Weeknote – conversations about governance, AI and newsletters
It’s been an interesting week. A mix of familiar conversations and few completely new ones.
I also received my business cards in the post, which felt slightly surreal. I have been running Cornerstone Content for a few years now, but I haven’t really leaned into sharing what I do publicly. This website is part of that too.
At the moment I’m working with three different councils, which means every week involves a real mix of content design, governance, accessibility and service design conversations. I thought I’d start sharing some of those conversations more openly, partly to reflect, but also in hope it opens up discussions with others doing similar work.
Hosting newsletters online
I started the week discussing the best approach to hosting newsletters on a council website. A conversation I have had with other councils numerous times.
Currently the service sends printed newsletters to council tenants and leaseholders and now they want somewhere online to host previous editions – partly for residents who may have missed them, but also to demonstrate engagement activity to the housing regulator.
The challenge was that the newsletters were in PDFs and were partially accessible. They also often repeated information already available on the website, which creates another issue of users potentially finding outdated guidance through old newsletters.

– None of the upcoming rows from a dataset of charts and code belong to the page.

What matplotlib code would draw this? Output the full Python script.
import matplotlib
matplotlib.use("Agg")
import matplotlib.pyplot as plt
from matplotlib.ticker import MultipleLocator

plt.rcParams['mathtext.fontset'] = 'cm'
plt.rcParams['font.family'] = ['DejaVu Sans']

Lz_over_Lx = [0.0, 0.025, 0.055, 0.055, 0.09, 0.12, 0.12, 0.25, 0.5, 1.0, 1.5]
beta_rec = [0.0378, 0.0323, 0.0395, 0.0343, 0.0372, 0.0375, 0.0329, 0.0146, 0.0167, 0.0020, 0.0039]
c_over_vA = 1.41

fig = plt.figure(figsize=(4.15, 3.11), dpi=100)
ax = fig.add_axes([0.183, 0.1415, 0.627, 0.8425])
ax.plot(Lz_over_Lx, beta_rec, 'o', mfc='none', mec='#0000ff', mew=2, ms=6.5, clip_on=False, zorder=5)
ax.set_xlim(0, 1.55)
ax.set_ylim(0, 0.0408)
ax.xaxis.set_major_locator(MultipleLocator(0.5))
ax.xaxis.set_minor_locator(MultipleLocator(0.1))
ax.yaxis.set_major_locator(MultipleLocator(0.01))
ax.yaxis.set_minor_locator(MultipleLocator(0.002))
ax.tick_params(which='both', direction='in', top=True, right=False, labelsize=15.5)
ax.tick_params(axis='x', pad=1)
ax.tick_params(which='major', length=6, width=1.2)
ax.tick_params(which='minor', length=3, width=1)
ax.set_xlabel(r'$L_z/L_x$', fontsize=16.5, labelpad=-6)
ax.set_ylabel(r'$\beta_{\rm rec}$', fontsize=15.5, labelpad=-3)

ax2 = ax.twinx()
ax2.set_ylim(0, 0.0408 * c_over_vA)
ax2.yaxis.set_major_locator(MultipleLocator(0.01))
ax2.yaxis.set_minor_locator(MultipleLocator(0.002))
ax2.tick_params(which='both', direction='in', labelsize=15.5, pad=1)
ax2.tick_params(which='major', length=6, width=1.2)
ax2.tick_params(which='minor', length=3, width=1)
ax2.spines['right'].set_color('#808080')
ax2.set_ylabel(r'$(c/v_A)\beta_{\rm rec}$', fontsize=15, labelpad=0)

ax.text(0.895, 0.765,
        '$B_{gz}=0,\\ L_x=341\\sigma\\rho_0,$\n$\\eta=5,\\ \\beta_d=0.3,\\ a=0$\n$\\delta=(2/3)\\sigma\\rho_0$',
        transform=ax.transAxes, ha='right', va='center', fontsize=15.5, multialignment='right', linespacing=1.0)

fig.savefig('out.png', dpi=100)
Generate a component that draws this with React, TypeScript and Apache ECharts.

Rather than uploading every PDF directly, we worked on a lighter solution that balanced the service needs with accessibility and content governance. We created a page (Newsletter for council tenants and leaseholders) that explains what the newsletter is and summarises the latest edition as web copy.
It felt like a good example of moving away from “uploading documents to websites” and towards designing information properly for the web. It reminded me that a lot of digital transformation work happens through these small everyday conversations. They rarely feel dramatic at the time, but over time they slowly shift how services think about content, communication and user needs.
Generative AI training
I also attended a two-day GenAI course run by Content Design London called Working with GenerativeAI.
What interested me most was not the tooling itself, but the conversations around organisational context, constraints and standards.
A lot of current AI discussion still focuses on prompts and productivity. But the interesting challenge feels like how organisations shape AI so it works within their own governance, accessibility requirements, tone of voice and other ways of working.
It made me think a lot about content design systems , content patterns and style guidance.
One of the longstanding problems I see with standards is that they often sit passively in documents or on intranets (see my previous post about this). Teams know they exist, but they are not always embedded into everyday publishing workflows. AI could check draft content against patterns before publishing.
This feels like the more important shift AI could enable. Not replacing content designers, but operationalising good practice in a much more consistent and scalable way.
At the moment though, using AI still feels like taming a wild horse. Useful, powerful, occasionally unpredictable and only really effective when shaped properly by humans.
Planning a governance workshop
I am currently working on an intranet project where we have migrated content from legacy SharePoint intranets to a new public Drupal intranet. We are now at a stage of thinking about governance and consistency.
Up to now, most conversations have happened service-by-service, but it feels like the right time to start agreeing some shared principles around how the intranet should work long-term. Nothing too formal, just enough structure to keep things useful, maintainable and user-focused.
I’ve planned a one-hour workshop based on:
challenges we are currently seeing
practical decision scenarios based on real content requests
how we manage documents: public vs private
content consistency and ownership
Looking ahead to next week
Next week I’ll be working on some form templates for a council, which is an area I’d really like to spend more time in. I’d like to explore how we can integrate better guidance and help text directly into forms, rather than treating forms and content as completely separate things.
I am also working on improvements to a few service areas such as schools and embedding lived experience.